Rounds, Kaine Introduce Bipartisan DOD Cyber Scholarship Program Act of 2017
WASHINGTON – U.S. Sens. Mike Rounds (R-S.D.), Chairman of the Senate Armed Services’ Committee Subcommittee on Cybersecurity, and Tim Kaine (D-Va.) today introduced a bill to strengthen the cybersecurity workforce that is critical to addressing the United States’ growing cyber challenges. The DoD Cyber Scholarship Program Act of 2017 would reinvigorate and modify an existing DoD scholarship program for students pursuing degrees in cybersecurity fields. This bill would authorize the DoD’s scholarship fund to receive $10 million for FY 2018 and would expand scholarships to students pursuing associate’s degrees at several community colleges.
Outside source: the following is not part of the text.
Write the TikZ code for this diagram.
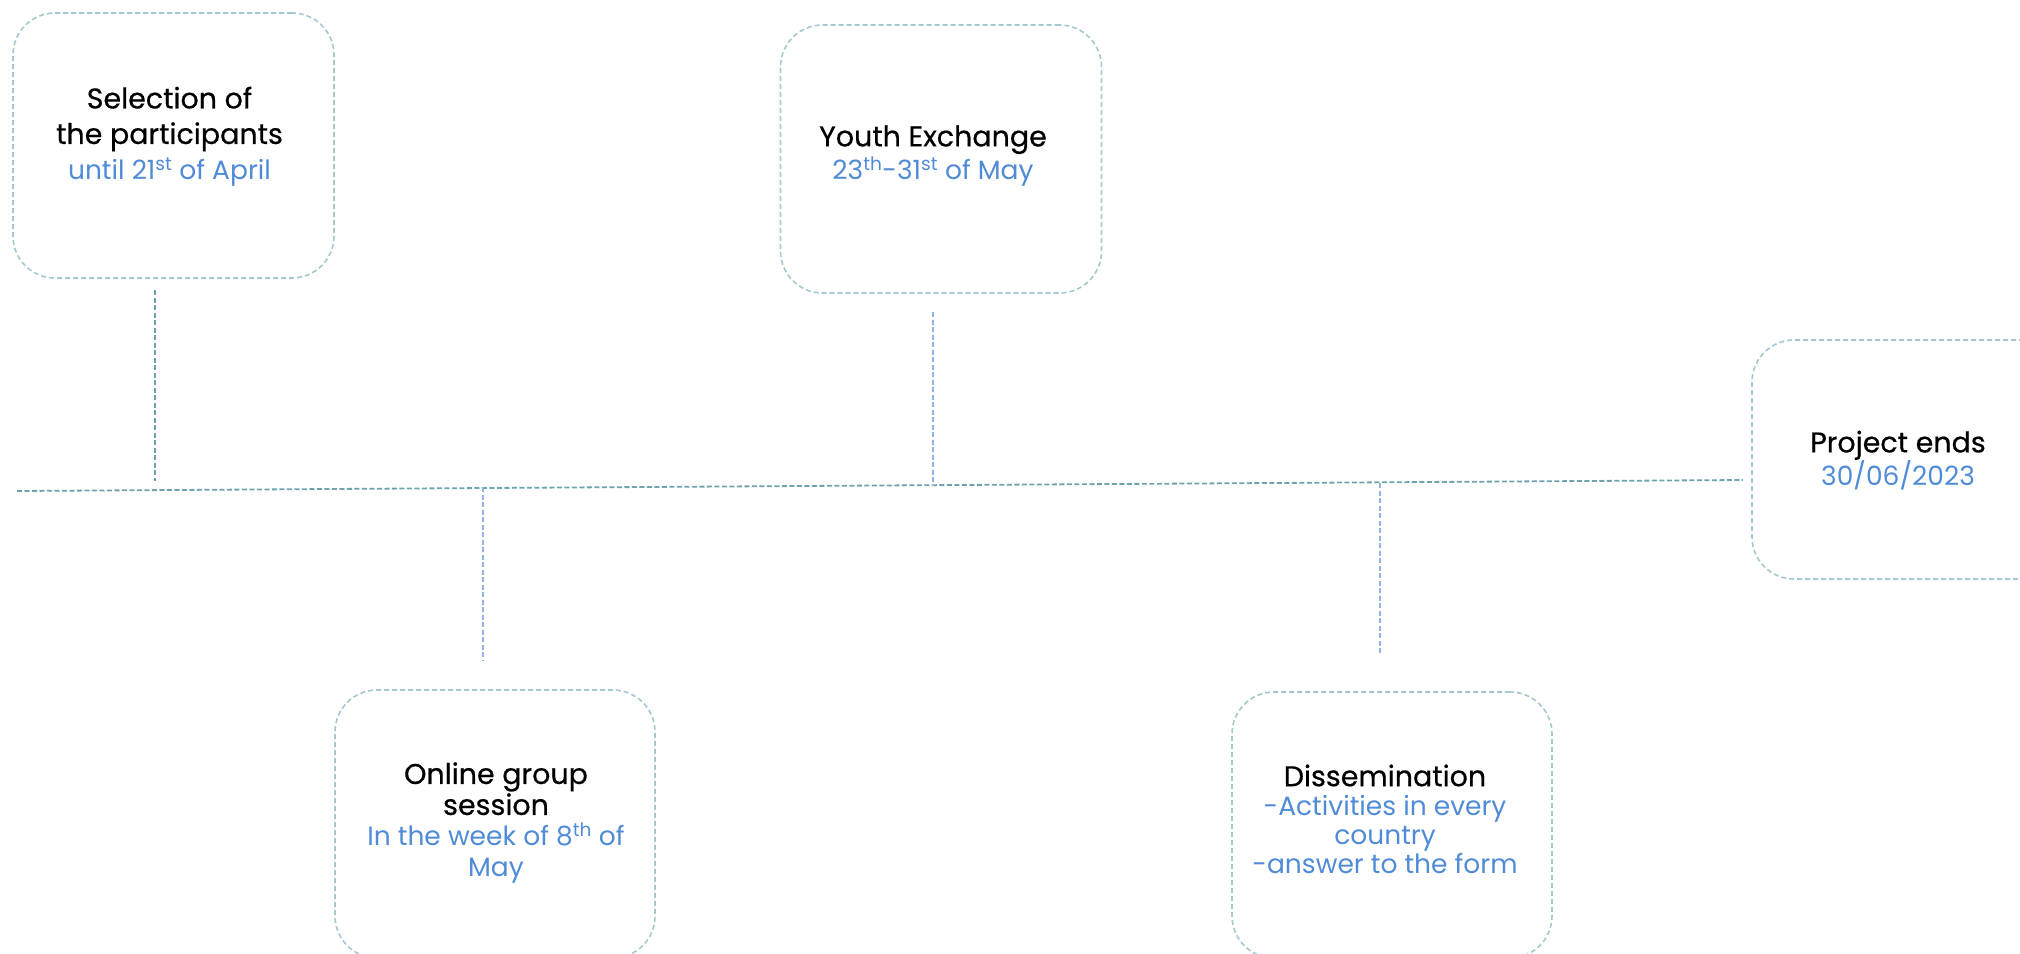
\documentclass[tikz,border=0pt]{standalone}
\usepackage{fontspec}
\setmainfont{Poppins}
\newfontfamily\titlefont[FakeBold=0.5]{Poppins}
\definecolor{boxline}{HTML}{A3C8CF}
\definecolor{tline}{HTML}{6FA3AB}
\definecolor{vblue}{HTML}{8DB4E2}
\definecolor{txtblue}{HTML}{4F8BD6}
\newcommand{\ttl}[1]{{\titlefont\fontsize{28.5}{20}\selectfont #1}}
\newcommand{\bl}[1]{{\color{txtblue}#1}}
\usetikzlibrary{calc}
\begin{document}
\begin{tikzpicture}[x=1pt,y=-1pt,
  evbox/.style={draw=boxline, line width=1.6pt, dash pattern=on 5pt off 3pt, rounded corners=42pt,
    minimum width=321pt, minimum height=266pt, inner sep=0pt},
  evtext/.style={align=center, inner sep=0pt, font=\fontsize{26.5}{#1}\selectfont},
  evtext/.default=35,
  tl/.style={draw=tline, line width=1.8pt, dash pattern=on 5pt off 2.5pt},
  vl/.style={line width=1.6pt, dash pattern=on 5pt off 2.5pt}]
\useasboundingbox (0,0) rectangle (2020,953);
\clip (0,0) rectangle (2020,953);
\node[evbox, minimum height=265pt] (sel) at (173.5,145.5) {};
\node[evtext=35.5] (selt) at ($(sel.center)+(-4,-9)$) {\ttl{Selection of}\\\ttl{the participants}\\\bl{until 21\textsuperscript{st} of April}};
\node[evbox, minimum height=268pt] (yex) at (941,159) {};
\node[evtext=33.5] (yext) at ($(yex.center)+(-8,-3)$) {\ttl{Youth Exchange}\\\bl{23\textsuperscript{th}-31\textsuperscript{st} of May}};
\node[evbox, minimum width=322pt, minimum height=239pt] (pend) at (1913,459.5) {};
\node[evtext=31] (pendt) at ($(pend.center)+(-15,1)$) {\ttl{Project ends}\\\bl{30/06/2023}};
\node[evbox, minimum width=320pt, minimum height=268pt] (onl) at (495,824) {};
\node[evtext=31] (onlt) at ($(onl.center)+(1,-1)$) {\ttl{Online group}\\\ttl{session}\\\bl{In the week of 8\textsuperscript{th} of}\\\bl{May}};
\node[evbox, minimum width=320pt, minimum height=266pt] (dis) at (1392,825) {};
\node[evtext=29] (dist) at ($(dis.center)+(-7,-6)$) {\ttl{Dissemination}\\\bl{-Activities in every}\\\bl{country}\\\bl{-answer to the form}};
\coordinate (tstart) at (17,491);
\coordinate (tend) at (1743,480);
\draw[tl] (tstart) -- (tend);
\coordinate (selA) at (155,290);
\coordinate (selB) at (155,481);
\draw[vl, draw=tline] (selA) -- (selB);
\coordinate (yexA) at (933,312);
\coordinate (yexB) at (933,486);
\draw[vl, draw=vblue] (yexA) -- (yexB);
\coordinate (onlA) at (483,487);
\coordinate (onlB) at (483,661);
\draw[vl, draw=vblue] (onlA) -- (onlB);
\coordinate (disA) at (1380,483);
\coordinate (disB) at (1380,653);
\draw[vl, draw=vblue] (disA) -- (disB);
\end{tikzpicture}
\end{document}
“As our reliance on technology in everyday life continues to grow, so does our threat of cyber-attacks which could significantly disrupt our economy and weaken our national security,” said Rounds. “This expanding threat underscores the need to recruit and train cybersecurity professionals. In particular, our national shortage of these experts impacts the Defense Department’s ability to accomplish its cyber missions. Our legislation strengthens a proven cybersecurity scholarship program that has amply benefited students in South Dakota and nationwide as they embarked on cybersecurity careers in support of our national security.”
“A well-trained and highly skilled cyber workforce is essential to addressing the United States’ growing cybersecurity challenges,” Kaine said. “There are good-paying jobs in Virginia and across the country in the cyber field that are going unfilled, and it’s clear we must make it easier for students to access the programs that prepare them for these roles. Expanding scholarship funds so they're available to community college students is a commonsense change that will help put more of Virginia’s students on a path to success and support our national security needs.”
The bill would require that at least 5 percent of scholarship funds go to 2-year program students who attend institutions designated by the NSA and DHS as Centers of Academic Excellence, such as Dakota State University in Madison. The bill would also make competitive grants available to eligible schools for developing cybersecurity academic programs.